Why vision AI fails in real settings

A workshop owner installed an AI-powered quality inspection camera on the production line. Three months later, the reject rate had tripled. Good parts were being flagged as faulty at a rate that made the economics look worse than doing the inspection by hand. The vendor’s accuracy figures had looked fine before sign-off.

The accuracy figure alone did not explain what was going wrong. The real culprits were lighting that shifted between the morning and afternoon shifts, vibration from a press at the other end of the floor, and a model that had been trained on images from a different type of facility altogether.

This is how vision AI tends to fail in practice. It rarely breaks all at once. It breaks because the world the camera sees no longer matches the world the model learned from.

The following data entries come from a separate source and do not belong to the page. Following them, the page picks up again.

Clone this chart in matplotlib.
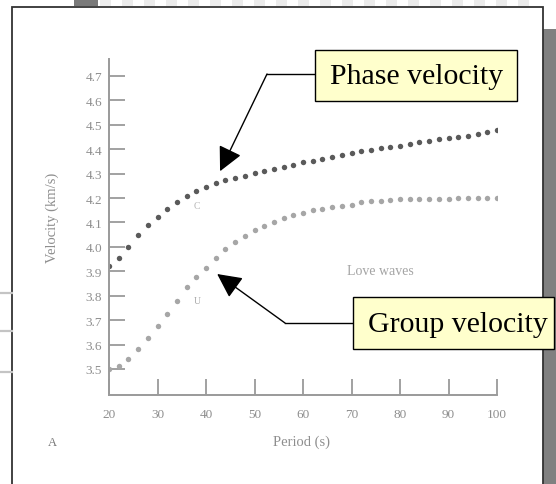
import matplotlib
matplotlib.use("Agg")
import matplotlib.pyplot as plt
from matplotlib.patches import Rectangle

# Love-wave dispersion: period (s) against velocity (km/s)
period = [20, 22, 24, 26, 28, 30, 32, 34, 36, 38, 40, 42, 44, 46, 48, 50, 52, 54,
          56, 58, 60, 62, 64, 66, 68, 70, 72, 74, 76, 78, 80, 82, 84, 86, 88, 90,
          92, 94, 96, 98, 100]
phase_velocity = [3.922, 3.955, 4.000, 4.049, 4.090, 4.123, 4.155, 4.184, 4.209,
                  4.229, 4.245, 4.262, 4.274, 4.282, 4.292, 4.302, 4.311, 4.319,
                  4.329, 4.336, 4.347, 4.351, 4.359, 4.367, 4.375, 4.383, 4.392,
                  4.398, 4.404, 4.411, 4.415, 4.422, 4.428, 4.434, 4.442, 4.445,
                  4.451, 4.456, 4.464, 4.472, 4.479]
group_velocity = [3.500, 3.514, 3.541, 3.582, 3.626, 3.678, 3.724, 3.779, 3.834,
                  3.876, 3.912, 3.954, 3.992, 4.020, 4.044, 4.071, 4.087, 4.103,
                  4.120, 4.131, 4.139, 4.151, 4.157, 4.162, 4.168, 4.173, 4.182,
                  4.186, 4.190, 4.193, 4.195, 4.196, 4.196, 4.196, 4.197, 4.198,
                  4.199, 4.200, 4.200, 4.200, 4.200]
x_ticks = [20, 30, 40, 50, 60, 70, 80, 90, 100]
y_ticks = [3.5, 3.6, 3.7, 3.8, 3.9, 4.0, 4.1, 4.2, 4.3, 4.4, 4.5, 4.6, 4.7]
phase_label = "Phase velocity"
group_label = "Group velocity"

W, H = 556, 485
DPI = 100
fig = plt.figure(figsize=(W / DPI, H / DPI), dpi=DPI)
fig.patch.set_facecolor("white")


def fbox(x0, y0, x1, y1):
    """Pixel box (top-left origin) to figure fraction [left, bottom, width, height]."""
    return [x0 / W, 1 - y1 / H, (x1 - x0) / W, (y1 - y0) / H]


serif = ["Liberation Serif", "DejaVu Serif"]
soft = "#8e8e8e"

# ---- the scanned dispersion plot ----
ax = fig.add_axes(fbox(109, 60, 497, 396))
ax.set_xlim(20, 100)
ax.set_ylim(3.3935, 4.7696)
ax.patch.set_alpha(0)
for s in ("top", "right"):
    ax.spines[s].set_visible(False)
for s in ("left", "bottom"):
    ax.spines[s].set_color("#9a9a9a")
    ax.spines[s].set_linewidth(1.4)

ax.plot(period, phase_velocity, linestyle="none", marker="o", markersize=3.9,
        color="#5a5a5a", markeredgewidth=0)
ax.plot(period, group_velocity, linestyle="none", marker="o", markersize=3.9,
        color="#a6a6a6", markeredgewidth=0)

ax.set_xticks(x_ticks)
ax.set_xticklabels([str(t) for t in x_ticks])
ax.set_yticks(y_ticks)
ax.set_yticklabels([f"{t:.1f}" for t in y_ticks])
ax.tick_params(axis="both", direction="in", length=11.5, width=1.3, color="#9a9a9a",
               labelcolor=soft, labelsize=9.5)
ax.tick_params(axis="x", pad=9.5)
ax.tick_params(axis="y", pad=5)
for lbl in ax.get_xticklabels() + ax.get_yticklabels():
    lbl.set_family(serif)

ax.set_xlabel("Period (s)", family=serif, fontsize=10.5, color=soft)
ax.set_ylabel("Velocity (km/s)", family=serif, fontsize=10.5, color=soft)
ax.xaxis.set_label_coords(0.497, -0.119)
ax.yaxis.set_label_coords(-0.128, 0.53)
ax.text(0.70, 0.37, "Love waves", transform=ax.transAxes, family=serif,
        fontsize=10, color="#a4a4a4", ha="center", va="center")
ax.text(38.2, 4.17, "C", family=serif, fontsize=7, color="#b8b8b8",
        ha="center", va="center")
ax.text(38.2, 3.78, "U", family=serif, fontsize=7, color="#a8a8a8",
        ha="center", va="center")
fig.text(52 / W, 1 - 443 / H, "A", family=serif, fontsize=9, color="#777777",
         ha="center", va="center")

# ---- page furniture in pixel coordinates ----
ov = fig.add_axes([0, 0, 1, 1], zorder=5)
ov.set_xlim(0, W)
ov.set_ylim(H, 0)
ov.axis("off")
ov.patch.set_alpha(0)

# dashed strip above the frame
for x0 in range(100, 535, 22):
    ov.add_patch(Rectangle((x0, 0), 11, 7, facecolor="#ececec", edgecolor="none"))
ov.add_patch(Rectangle((74, 0), 24, 7, facecolor="#7a7a7a", edgecolor="none"))
# grey bar on the right
ov.add_patch(Rectangle((543, 30), 13, H - 30, facecolor="#808080", edgecolor="none"))
# frame
ov.plot([12, 12, 543, 543], [H, 8, 8, H], color="#333333", linewidth=1.3,
        solid_joinstyle="miter")
# stray rules in the left margin
for yy in (294, 332, 373):
    ov.plot([0, 12], [yy, yy], color="#c4c4c4", linewidth=1.6)

callout_face = "#ffffcc"


def callout(box, text, text_x, elbow, tip):
    x0, y0, x1, y1 = box
    ov.add_patch(Rectangle((x0, y0), x1 - x0, y1 - y0, facecolor=callout_face,
                           edgecolor="black", linewidth=1.0, zorder=6))
    ov.text(text_x, (y0 + y1) / 2 + 1, text, family=serif, fontsize=21.5,
            color="black", ha="left", va="center", zorder=7)
    ov.plot([x0, elbow[0]], [elbow[1], elbow[1]], color="black", linewidth=1.0)
    ov.annotate("", xy=tip, xycoords=ax.transData, xytext=elbow,
                textcoords=ov.transData, annotation_clip=False,
                arrowprops=dict(arrowstyle="-|>,head_length=1.0,head_width=0.5",
                                mutation_scale=15, color="black", linewidth=1.0,
                                shrinkA=0, shrinkB=0))


callout((315, 51, 517, 102), phase_label, 330, (267, 75), (42.9, 4.31))
callout((353, 298, 554, 350), group_label, 368, (285, 324), (42.3, 3.889))

fig.savefig("out.png", dpi=DPI)
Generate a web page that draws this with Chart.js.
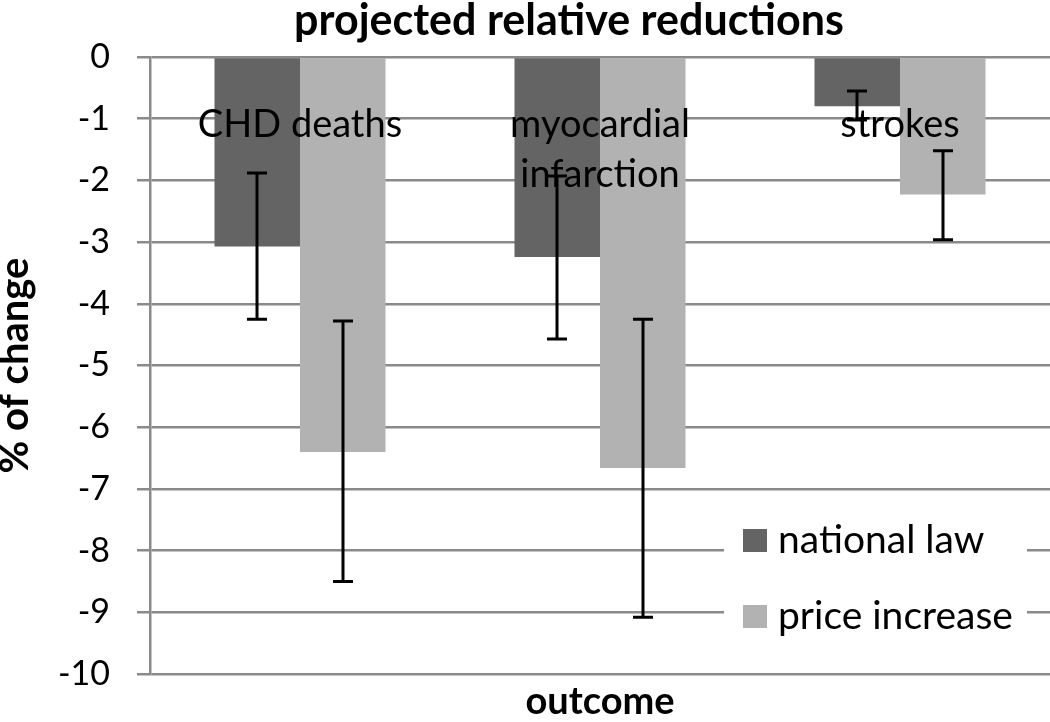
<!DOCTYPE html>
<html>
<head>
<meta charset="utf-8">
<script src="https://cdn.jsdelivr.net/npm/chart.js@4.4.1/dist/chart.umd.min.js"></script>
<style>
  html, body { margin: 0; padding: 0; background: #fff; }
  #wrap { width: 1050px; height: 722px; }
</style>
</head>
<body>
<div id="wrap"><canvas id="myChart" width="1050" height="722"></canvas></div>
<script>
// values
const categories = ['CHD deaths', ['myocardial', 'infarction'], 'strokes'];
const seriesNames = ['national law', 'price increase'];
const nationalLaw = [-3.07, -3.24, -0.80];
const priceIncrease = [-6.40, -6.66, -2.23];
// error bar ends (upper, lower)
const nationalLawErr = [[-1.88, -4.25], [-1.93, -4.57], [-0.55, -1.02]];
const priceIncreaseErr = [[-4.28, -8.50], [-4.25, -9.08], [-1.52, -2.96]];
const yTicks = [0, -1, -2, -3, -4, -5, -6, -7, -8, -9, -10];

const FONT = 'Lato';
const gridColor = '#8a8a8a';
const colors = ['#646464', '#b2b2b2'];

// draw category names inside the plot, error bars and the legend box
const extras = {
    id: 'extras',
    afterDatasetsDraw(chart) {
        const ctx = chart.ctx;
        const x = chart.scales.x;
        const y = chart.scales.y;
        ctx.save();
        // category labels near the top of the plot
        ctx.fillStyle = '#000';
        ctx.font = '38px ' + FONT;
        ctx.textAlign = 'center';
        ctx.textBaseline = 'alphabetic';
        categories.forEach((c, i) => {
            const lines = Array.isArray(c) ? c : [c];
            const cx = x.getPixelForValue(i);
            lines.forEach((l, j) => {
                ctx.fillText(l, cx, 137 + j * 50);
            });
        });
        // error bars
        const errs = [nationalLawErr, priceIncreaseErr];
        ctx.strokeStyle = '#000';
        ctx.lineWidth = 3;
        errs.forEach((err, d) => {
            const meta = chart.getDatasetMeta(d);
            meta.data.forEach((bar, i) => {
                const bx = Math.round(bar.x);
                const y1 = y.getPixelForValue(err[i][0]);
                const y2 = y.getPixelForValue(err[i][1]);
                ctx.beginPath();
                ctx.moveTo(bx, y1); ctx.lineTo(bx, y2);
                ctx.moveTo(bx - 10, y1); ctx.lineTo(bx + 10, y1);
                ctx.moveTo(bx - 10, y2); ctx.lineTo(bx + 10, y2);
                ctx.stroke();
            });
        });
        // legend inside the plot, bottom right
        ctx.fillStyle = '#fff';
        ctx.fillRect(724, 515, 303, 130);
        ctx.textAlign = 'left';
        ctx.textBaseline = 'middle';
        ctx.font = '39px ' + FONT;
        seriesNames.forEach((n, i) => {
            const top = i === 0 ? 529 : 605;
            ctx.fillStyle = colors[i];
            ctx.fillRect(743, top, 24, 23);
            ctx.fillStyle = '#000';
            ctx.fillText(n, 778, top + 11);
        });
        // title
        ctx.textAlign = 'center';
        ctx.textBaseline = 'alphabetic';
        ctx.font = 'bold 43px ' + FONT;
        ctx.fillText('projected relative reductions', 569, 35);
        ctx.restore();
    }
};

const ctx = document.getElementById('myChart').getContext('2d');
const chart = new Chart(ctx, {
    type: 'bar',
    data: {
        labels: categories,
        datasets: [{
            label: seriesNames[0],
            data: nationalLaw,
            backgroundColor: colors[0],
            borderWidth: 0
        }, {
            label: seriesNames[1],
            data: priceIncrease,
            backgroundColor: colors[1],
            borderWidth: 0
        }]
    },
    options: {
        responsive: false,
        animation: false,
        layout: { padding: { top: 57, right: 0, left: 0, bottom: 0 } },
        datasets: { bar: { categoryPercentage: 0.57, barPercentage: 1.0 } },
        plugins: {
            legend: { display: false },
            tooltip: { enabled: false },
            title: { display: false }
        },
        scales: {
            x: {
                grid: { display: false },
                border: { display: false },
                ticks: { display: false },
                title: {
                    display: true,
                    text: 'outcome',
                    color: '#000',
                    font: { family: FONT, size: 38, weight: 'bold' },
                    padding: { top: 0, bottom: -3 }
                },
                afterFit(scale) { scale.height = 48; }
            },
            y: {
                min: -10,
                max: 0,
                afterBuildTicks(scale) { scale.ticks = yTicks.map(v => ({ value: v })); },
                grid: { color: gridColor, lineWidth: 2.5, tickLength: 13 },
                border: { color: gridColor, width: 2.5 },
                ticks: {
                    color: '#000',
                    padding: 27,
                    font: { family: FONT, size: 34 }
                },
                title: {
                    display: true,
                    text: '% of change',
                    color: '#000',
                    font: { family: FONT, size: 40, weight: 'bold' },
                    padding: { top: -9, bottom: 0 }
                },
                afterFit(scale) { scale.width = 150; }
            }
        }
    },
    plugins: [extras]
});
</script>
</body>
</html>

What does vision AI failure actually look like?

Vision AI failures come in two forms, the system sees something that is not there (false positives), or it misses something real (false negatives). Both are costly. Modern systems can reach 85 to 90 percent accuracy in controlled testing, but that still leaves 10 to 15 percent wrong in production. On a production line running a thousand checks a day, that is between 100 and 150 errors.

Beyond counting errors, there is the problem of silent degradation. A model that works well when first deployed can gradually become less accurate as conditions change, through new products on the line, different packaging designs, seasonal lighting shifts, or a camera position that moves slightly. Voxel51, which builds monitoring tools for production vision systems, describes this as a common pattern in deployed systems, where teams have weak post-deployment monitoring and do not notice drift until a serious failure occurs.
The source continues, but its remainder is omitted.